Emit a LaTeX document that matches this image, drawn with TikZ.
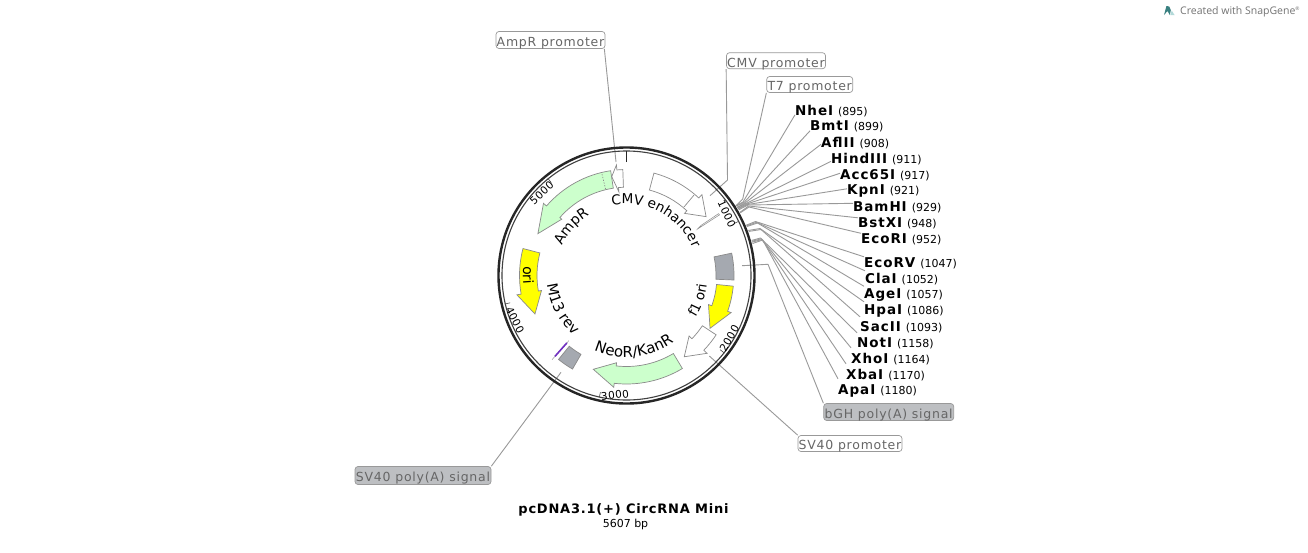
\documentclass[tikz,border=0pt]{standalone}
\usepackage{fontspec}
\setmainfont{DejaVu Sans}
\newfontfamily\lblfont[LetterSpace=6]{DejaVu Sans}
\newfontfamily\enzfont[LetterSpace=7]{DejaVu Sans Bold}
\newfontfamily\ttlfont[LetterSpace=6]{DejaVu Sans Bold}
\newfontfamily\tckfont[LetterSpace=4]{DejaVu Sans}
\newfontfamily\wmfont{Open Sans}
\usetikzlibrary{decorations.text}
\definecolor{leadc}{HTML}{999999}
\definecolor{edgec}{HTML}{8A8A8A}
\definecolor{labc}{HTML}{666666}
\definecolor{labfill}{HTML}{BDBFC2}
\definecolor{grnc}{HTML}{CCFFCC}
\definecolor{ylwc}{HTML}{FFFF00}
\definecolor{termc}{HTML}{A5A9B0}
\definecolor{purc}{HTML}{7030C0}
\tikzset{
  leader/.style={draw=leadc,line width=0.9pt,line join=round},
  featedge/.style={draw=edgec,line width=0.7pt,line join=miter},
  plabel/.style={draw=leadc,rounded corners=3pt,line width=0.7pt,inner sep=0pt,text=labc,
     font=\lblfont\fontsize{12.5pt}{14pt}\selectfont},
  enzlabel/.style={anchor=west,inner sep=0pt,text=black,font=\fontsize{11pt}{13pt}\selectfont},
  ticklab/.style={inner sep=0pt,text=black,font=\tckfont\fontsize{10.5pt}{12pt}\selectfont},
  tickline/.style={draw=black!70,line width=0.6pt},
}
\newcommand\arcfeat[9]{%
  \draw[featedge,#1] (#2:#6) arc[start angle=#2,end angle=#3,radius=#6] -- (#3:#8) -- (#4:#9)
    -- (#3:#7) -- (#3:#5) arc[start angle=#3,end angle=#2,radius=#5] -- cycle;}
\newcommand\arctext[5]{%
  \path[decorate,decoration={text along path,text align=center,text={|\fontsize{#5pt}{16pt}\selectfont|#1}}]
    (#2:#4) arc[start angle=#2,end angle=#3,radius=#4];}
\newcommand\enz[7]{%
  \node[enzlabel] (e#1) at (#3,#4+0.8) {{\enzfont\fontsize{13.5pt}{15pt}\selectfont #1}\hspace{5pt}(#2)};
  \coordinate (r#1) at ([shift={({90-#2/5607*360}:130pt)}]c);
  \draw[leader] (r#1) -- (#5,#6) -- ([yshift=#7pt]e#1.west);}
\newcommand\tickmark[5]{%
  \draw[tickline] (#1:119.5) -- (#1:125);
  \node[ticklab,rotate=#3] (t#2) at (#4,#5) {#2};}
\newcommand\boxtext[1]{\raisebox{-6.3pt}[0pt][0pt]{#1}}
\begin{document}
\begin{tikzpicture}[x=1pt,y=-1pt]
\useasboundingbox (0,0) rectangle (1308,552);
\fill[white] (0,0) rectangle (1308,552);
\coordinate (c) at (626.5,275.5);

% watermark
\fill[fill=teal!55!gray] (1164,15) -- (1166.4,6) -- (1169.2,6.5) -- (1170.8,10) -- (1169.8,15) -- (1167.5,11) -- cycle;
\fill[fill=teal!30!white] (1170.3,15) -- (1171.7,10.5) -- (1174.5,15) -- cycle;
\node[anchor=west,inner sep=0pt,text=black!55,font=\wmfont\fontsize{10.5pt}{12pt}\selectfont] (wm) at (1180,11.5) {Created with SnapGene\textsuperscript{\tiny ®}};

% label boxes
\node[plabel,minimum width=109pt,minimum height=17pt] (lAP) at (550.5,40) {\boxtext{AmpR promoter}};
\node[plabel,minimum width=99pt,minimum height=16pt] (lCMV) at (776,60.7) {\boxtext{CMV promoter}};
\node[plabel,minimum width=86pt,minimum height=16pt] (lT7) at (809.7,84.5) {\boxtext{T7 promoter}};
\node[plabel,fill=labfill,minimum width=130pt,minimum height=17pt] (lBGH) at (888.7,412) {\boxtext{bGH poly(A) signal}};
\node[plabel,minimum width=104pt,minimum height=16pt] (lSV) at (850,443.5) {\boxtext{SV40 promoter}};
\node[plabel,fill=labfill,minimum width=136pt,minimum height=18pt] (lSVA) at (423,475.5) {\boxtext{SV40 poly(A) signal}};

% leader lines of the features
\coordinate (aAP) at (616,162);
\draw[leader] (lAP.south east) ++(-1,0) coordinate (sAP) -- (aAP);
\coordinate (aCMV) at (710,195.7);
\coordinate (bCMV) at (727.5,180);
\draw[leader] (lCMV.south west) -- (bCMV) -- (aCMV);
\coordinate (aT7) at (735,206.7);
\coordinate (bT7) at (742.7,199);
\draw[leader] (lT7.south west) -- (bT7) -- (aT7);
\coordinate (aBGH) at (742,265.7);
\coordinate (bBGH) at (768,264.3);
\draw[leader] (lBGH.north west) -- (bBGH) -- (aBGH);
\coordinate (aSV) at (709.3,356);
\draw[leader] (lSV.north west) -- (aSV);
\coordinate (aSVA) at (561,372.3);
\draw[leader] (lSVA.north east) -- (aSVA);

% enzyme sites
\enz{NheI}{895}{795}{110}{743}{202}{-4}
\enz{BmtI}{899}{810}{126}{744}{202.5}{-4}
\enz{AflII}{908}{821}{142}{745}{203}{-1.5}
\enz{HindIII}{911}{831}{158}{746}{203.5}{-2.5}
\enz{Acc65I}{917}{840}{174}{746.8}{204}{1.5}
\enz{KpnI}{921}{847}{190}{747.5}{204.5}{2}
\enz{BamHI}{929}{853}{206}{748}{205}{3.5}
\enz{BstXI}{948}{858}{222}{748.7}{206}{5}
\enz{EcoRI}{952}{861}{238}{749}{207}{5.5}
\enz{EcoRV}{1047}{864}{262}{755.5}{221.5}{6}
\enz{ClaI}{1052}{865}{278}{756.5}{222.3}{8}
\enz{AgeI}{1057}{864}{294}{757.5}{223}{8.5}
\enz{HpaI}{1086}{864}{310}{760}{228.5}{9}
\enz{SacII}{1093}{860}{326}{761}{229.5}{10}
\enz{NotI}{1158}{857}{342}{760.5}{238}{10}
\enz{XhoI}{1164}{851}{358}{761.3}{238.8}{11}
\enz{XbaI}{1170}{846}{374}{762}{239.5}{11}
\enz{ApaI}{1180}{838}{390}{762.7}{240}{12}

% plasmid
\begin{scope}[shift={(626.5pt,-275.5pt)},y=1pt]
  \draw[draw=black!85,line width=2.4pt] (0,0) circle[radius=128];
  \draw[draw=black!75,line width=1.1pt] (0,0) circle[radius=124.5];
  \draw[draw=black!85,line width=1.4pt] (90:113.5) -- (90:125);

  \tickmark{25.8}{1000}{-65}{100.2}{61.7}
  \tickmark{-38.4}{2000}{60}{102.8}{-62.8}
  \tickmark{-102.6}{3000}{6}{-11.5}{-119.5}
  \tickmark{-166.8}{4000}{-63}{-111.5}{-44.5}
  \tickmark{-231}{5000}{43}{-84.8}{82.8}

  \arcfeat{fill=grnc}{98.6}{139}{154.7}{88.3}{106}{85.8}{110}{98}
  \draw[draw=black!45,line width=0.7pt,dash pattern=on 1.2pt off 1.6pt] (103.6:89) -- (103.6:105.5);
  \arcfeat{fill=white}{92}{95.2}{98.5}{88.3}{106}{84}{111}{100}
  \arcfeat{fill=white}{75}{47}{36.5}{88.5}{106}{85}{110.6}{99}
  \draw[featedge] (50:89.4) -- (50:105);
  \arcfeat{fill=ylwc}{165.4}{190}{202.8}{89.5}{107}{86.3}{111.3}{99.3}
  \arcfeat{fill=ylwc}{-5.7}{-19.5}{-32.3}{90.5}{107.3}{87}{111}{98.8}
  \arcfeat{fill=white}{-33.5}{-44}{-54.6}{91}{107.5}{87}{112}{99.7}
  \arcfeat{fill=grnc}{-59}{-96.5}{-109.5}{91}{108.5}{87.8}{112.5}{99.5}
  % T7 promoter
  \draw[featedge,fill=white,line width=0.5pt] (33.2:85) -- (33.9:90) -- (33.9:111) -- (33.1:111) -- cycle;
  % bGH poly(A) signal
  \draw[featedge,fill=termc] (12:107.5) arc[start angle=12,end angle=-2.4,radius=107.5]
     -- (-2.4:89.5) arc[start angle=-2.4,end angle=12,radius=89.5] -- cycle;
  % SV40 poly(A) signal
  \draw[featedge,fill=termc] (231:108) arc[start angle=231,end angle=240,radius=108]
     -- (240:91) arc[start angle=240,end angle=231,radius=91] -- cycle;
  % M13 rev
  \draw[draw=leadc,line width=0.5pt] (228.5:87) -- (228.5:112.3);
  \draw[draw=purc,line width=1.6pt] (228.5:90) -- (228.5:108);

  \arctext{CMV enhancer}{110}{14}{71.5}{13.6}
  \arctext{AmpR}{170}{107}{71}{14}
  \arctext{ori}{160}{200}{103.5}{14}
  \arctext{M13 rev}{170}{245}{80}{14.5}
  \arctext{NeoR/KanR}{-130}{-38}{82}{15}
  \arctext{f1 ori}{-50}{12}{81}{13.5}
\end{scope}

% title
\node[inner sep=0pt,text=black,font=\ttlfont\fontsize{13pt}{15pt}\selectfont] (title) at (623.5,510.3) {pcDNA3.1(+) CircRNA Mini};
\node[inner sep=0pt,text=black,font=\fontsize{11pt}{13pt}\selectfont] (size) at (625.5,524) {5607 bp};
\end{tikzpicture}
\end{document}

+-------+

DIRECTIONS FOR THIS TASK:
Reproduce the material above from its first line through the line containing "(c) at (626.5,275.5);", both ends included, and skip every picture.

TASK ANSWER:
Emit a LaTeX document that matches this image, drawn with TikZ.
\documentclass[tikz,border=0pt]{standalone}
\usepackage{fontspec}
\setmainfont{DejaVu Sans}
\newfontfamily\lblfont[LetterSpace=6]{DejaVu Sans}
\newfontfamily\enzfont[LetterSpace=7]{DejaVu Sans Bold}
\newfontfamily\ttlfont[LetterSpace=6]{DejaVu Sans Bold}
\newfontfamily\tckfont[LetterSpace=4]{DejaVu Sans}
\newfontfamily\wmfont{Open Sans}
\usetikzlibrary{decorations.text}
\definecolor{leadc}{HTML}{999999}
\definecolor{edgec}{HTML}{8A8A8A}
\definecolor{labc}{HTML}{666666}
\definecolor{labfill}{HTML}{BDBFC2}
\definecolor{grnc}{HTML}{CCFFCC}
\definecolor{ylwc}{HTML}{FFFF00}
\definecolor{termc}{HTML}{A5A9B0}
\definecolor{purc}{HTML}{7030C0}
\tikzset{
  leader/.style={draw=leadc,line width=0.9pt,line join=round},
  featedge/.style={draw=edgec,line width=0.7pt,line join=miter},
  plabel/.style={draw=leadc,rounded corners=3pt,line width=0.7pt,inner sep=0pt,text=labc,
     font=\lblfont\fontsize{12.5pt}{14pt}\selectfont},
  enzlabel/.style={anchor=west,inner sep=0pt,text=black,font=\fontsize{11pt}{13pt}\selectfont},
  ticklab/.style={inner sep=0pt,text=black,font=\tckfont\fontsize{10.5pt}{12pt}\selectfont},
  tickline/.style={draw=black!70,line width=0.6pt},
}
\newcommand\arcfeat[9]{%
  \draw[featedge,#1] (#2:#6) arc[start angle=#2,end angle=#3,radius=#6] -- (#3:#8) -- (#4:#9)
    -- (#3:#7) -- (#3:#5) arc[start angle=#3,end angle=#2,radius=#5] -- cycle;}
\newcommand\arctext[5]{%
  \path[decorate,decoration={text along path,text align=center,text={|\fontsize{#5pt}{16pt}\selectfont|#1}}]
    (#2:#4) arc[start angle=#2,end angle=#3,radius=#4];}
\newcommand\enz[7]{%
  \node[enzlabel] (e#1) at (#3,#4+0.8) {{\enzfont\fontsize{13.5pt}{15pt}\selectfont #1}\hspace{5pt}(#2)};
  \coordinate (r#1) at ([shift={({90-#2/5607*360}:130pt)}]c);
  \draw[leader] (r#1) -- (#5,#6) -- ([yshift=#7pt]e#1.west);}
\newcommand\tickmark[5]{%
  \draw[tickline] (#1:119.5) -- (#1:125);
  \node[ticklab,rotate=#3] (t#2) at (#4,#5) {#2};}
\newcommand\boxtext[1]{\raisebox{-6.3pt}[0pt][0pt]{#1}}
\begin{document}
\begin{tikzpicture}[x=1pt,y=-1pt]
\useasboundingbox (0,0) rectangle (1308,552);
\fill[white] (0,0) rectangle (1308,552);
\coordinate (c) at (626.5,275.5);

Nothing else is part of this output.